◆ What you need to do ◆
Transcribe the whole listing below without changing a word, but leave out every image.

----------------

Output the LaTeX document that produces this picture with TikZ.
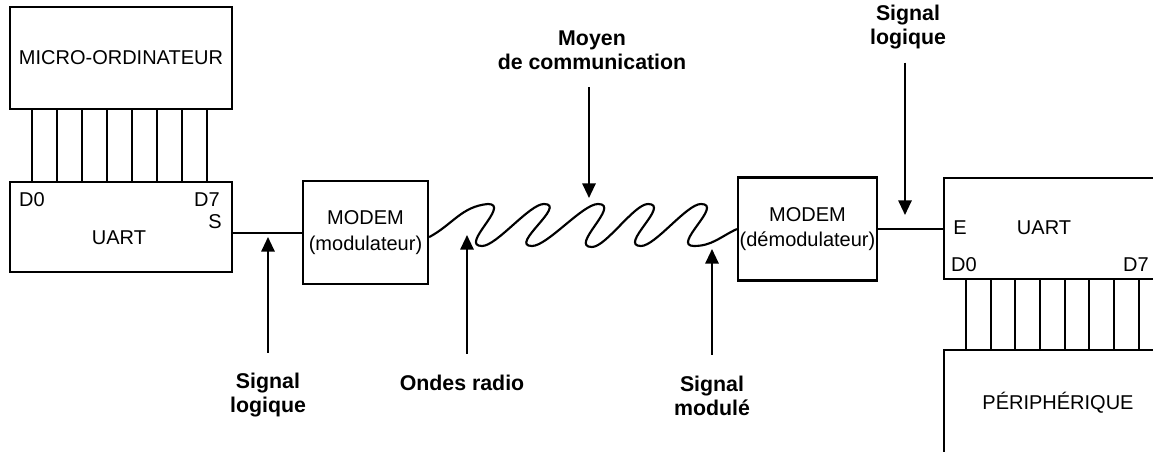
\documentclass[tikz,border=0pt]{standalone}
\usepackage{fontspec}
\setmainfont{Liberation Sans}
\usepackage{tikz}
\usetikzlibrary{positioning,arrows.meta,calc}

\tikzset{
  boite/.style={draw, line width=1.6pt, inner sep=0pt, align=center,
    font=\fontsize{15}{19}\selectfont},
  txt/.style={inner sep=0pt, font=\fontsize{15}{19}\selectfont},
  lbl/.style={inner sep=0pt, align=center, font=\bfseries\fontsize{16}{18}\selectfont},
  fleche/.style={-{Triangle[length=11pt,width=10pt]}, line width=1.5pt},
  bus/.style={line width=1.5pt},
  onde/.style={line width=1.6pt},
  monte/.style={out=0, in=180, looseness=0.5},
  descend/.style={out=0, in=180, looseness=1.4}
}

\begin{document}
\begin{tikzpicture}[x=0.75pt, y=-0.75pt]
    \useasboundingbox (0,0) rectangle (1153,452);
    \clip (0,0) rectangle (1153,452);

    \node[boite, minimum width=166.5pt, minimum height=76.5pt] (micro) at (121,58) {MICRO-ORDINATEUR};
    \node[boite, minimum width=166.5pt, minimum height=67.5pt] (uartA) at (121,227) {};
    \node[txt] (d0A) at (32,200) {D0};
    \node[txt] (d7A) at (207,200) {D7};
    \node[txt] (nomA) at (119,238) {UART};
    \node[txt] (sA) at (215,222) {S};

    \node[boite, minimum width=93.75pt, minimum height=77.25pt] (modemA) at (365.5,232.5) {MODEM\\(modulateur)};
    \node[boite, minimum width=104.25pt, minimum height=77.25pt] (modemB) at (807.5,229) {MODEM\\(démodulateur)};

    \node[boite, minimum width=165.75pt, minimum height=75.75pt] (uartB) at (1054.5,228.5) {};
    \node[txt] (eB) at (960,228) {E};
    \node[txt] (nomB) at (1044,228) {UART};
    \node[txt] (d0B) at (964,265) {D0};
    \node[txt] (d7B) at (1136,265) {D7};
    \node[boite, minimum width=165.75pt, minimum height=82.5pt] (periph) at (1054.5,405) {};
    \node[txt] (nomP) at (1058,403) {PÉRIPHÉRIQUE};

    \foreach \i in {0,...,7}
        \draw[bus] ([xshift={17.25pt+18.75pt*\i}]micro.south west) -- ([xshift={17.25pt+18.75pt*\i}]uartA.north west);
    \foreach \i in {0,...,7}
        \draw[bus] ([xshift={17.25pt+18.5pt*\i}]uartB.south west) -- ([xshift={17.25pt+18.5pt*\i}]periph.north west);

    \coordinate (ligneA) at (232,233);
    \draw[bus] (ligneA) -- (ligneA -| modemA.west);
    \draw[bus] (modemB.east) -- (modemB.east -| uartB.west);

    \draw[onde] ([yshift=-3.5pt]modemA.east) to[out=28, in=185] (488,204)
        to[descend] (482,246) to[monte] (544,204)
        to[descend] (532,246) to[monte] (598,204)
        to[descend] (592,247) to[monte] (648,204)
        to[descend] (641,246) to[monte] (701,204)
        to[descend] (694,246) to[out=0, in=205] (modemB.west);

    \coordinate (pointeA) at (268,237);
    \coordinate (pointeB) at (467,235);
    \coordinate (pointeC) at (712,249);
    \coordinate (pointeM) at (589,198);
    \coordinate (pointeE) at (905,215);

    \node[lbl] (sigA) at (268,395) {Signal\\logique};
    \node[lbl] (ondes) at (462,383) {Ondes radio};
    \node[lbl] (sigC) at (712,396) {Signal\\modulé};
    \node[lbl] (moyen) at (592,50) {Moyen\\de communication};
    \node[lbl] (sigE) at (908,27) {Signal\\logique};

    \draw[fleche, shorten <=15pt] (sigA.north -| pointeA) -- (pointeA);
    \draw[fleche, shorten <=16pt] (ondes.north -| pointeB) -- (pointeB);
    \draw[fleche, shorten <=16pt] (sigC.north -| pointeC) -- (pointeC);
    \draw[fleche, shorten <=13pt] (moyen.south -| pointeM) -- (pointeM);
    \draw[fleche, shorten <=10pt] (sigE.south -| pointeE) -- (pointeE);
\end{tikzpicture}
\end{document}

----------------

◆ Result ◆
Output the LaTeX document that produces this picture with TikZ.
\documentclass[tikz,border=0pt]{standalone}
\usepackage{fontspec}
\setmainfont{Liberation Sans}
\usepackage{tikz}
\usetikzlibrary{positioning,arrows.meta,calc}

\tikzset{
  boite/.style={draw, line width=1.6pt, inner sep=0pt, align=center,
    font=\fontsize{15}{19}\selectfont},
  txt/.style={inner sep=0pt, font=\fontsize{15}{19}\selectfont},
  lbl/.style={inner sep=0pt, align=center, font=\bfseries\fontsize{16}{18}\selectfont},
  fleche/.style={-{Triangle[length=11pt,width=10pt]}, line width=1.5pt},
  bus/.style={line width=1.5pt},
  onde/.style={line width=1.6pt},
  monte/.style={out=0, in=180, looseness=0.5},
  descend/.style={out=0, in=180, looseness=1.4}
}

\begin{document}
\begin{tikzpicture}[x=0.75pt, y=-0.75pt]
    \useasboundingbox (0,0) rectangle (1153,452);
    \clip (0,0) rectangle (1153,452);

    \node[boite, minimum width=166.5pt, minimum height=76.5pt] (micro) at (121,58) {MICRO-ORDINATEUR};
    \node[boite, minimum width=166.5pt, minimum height=67.5pt] (uartA) at (121,227) {};
    \node[txt] (d0A) at (32,200) {D0};
    \node[txt] (d7A) at (207,200) {D7};
    \node[txt] (nomA) at (119,238) {UART};
    \node[txt] (sA) at (215,222) {S};

    \node[boite, minimum width=93.75pt, minimum height=77.25pt] (modemA) at (365.5,232.5) {MODEM\\(modulateur)};
    \node[boite, minimum width=104.25pt, minimum height=77.25pt] (modemB) at (807.5,229) {MODEM\\(démodulateur)};

    \node[boite, minimum width=165.75pt, minimum height=75.75pt] (uartB) at (1054.5,228.5) {};
    \node[txt] (eB) at (960,228) {E};
    \node[txt] (nomB) at (1044,228) {UART};
    \node[txt] (d0B) at (964,265) {D0};
    \node[txt] (d7B) at (1136,265) {D7};
    \node[boite, minimum width=165.75pt, minimum height=82.5pt] (periph) at (1054.5,405) {};
    \node[txt] (nomP) at (1058,403) {PÉRIPHÉRIQUE};

    \foreach \i in {0,...,7}
        \draw[bus] ([xshift={17.25pt+18.75pt*\i}]micro.south west) -- ([xshift={17.25pt+18.75pt*\i}]uartA.north west);
    \foreach \i in {0,...,7}
        \draw[bus] ([xshift={17.25pt+18.5pt*\i}]uartB.south west) -- ([xshift={17.25pt+18.5pt*\i}]periph.north west);

    \coordinate (ligneA) at (232,233);
    \draw[bus] (ligneA) -- (ligneA -| modemA.west);
    \draw[bus] (modemB.east) -- (modemB.east -| uartB.west);

    \draw[onde] ([yshift=-3.5pt]modemA.east) to[out=28, in=185] (488,204)
        to[descend] (482,246) to[monte] (544,204)
        to[descend] (532,246) to[monte] (598,204)
        to[descend] (592,247) to[monte] (648,204)
        to[descend] (641,246) to[monte] (701,204)
        to[descend] (694,246) to[out=0, in=205] (modemB.west);

    \coordinate (pointeA) at (268,237);
    \coordinate (pointeB) at (467,235);
    \coordinate (pointeC) at (712,249);
    \coordinate (pointeM) at (589,198);
    \coordinate (pointeE) at (905,215);

    \node[lbl] (sigA) at (268,395) {Signal\\logique};
    \node[lbl] (ondes) at (462,383) {Ondes radio};
    \node[lbl] (sigC) at (712,396) {Signal\\modulé};
    \node[lbl] (moyen) at (592,50) {Moyen\\de communication};
    \node[lbl] (sigE) at (908,27) {Signal\\logique};

    \draw[fleche, shorten <=15pt] (sigA.north -| pointeA) -- (pointeA);
    \draw[fleche, shorten <=16pt] (ondes.north -| pointeB) -- (pointeB);
    \draw[fleche, shorten <=16pt] (sigC.north -| pointeC) -- (pointeC);
    \draw[fleche, shorten <=13pt] (moyen.south -| pointeM) -- (pointeM);
    \draw[fleche, shorten <=10pt] (sigE.south -| pointeE) -- (pointeE);
\end{tikzpicture}
\end{document}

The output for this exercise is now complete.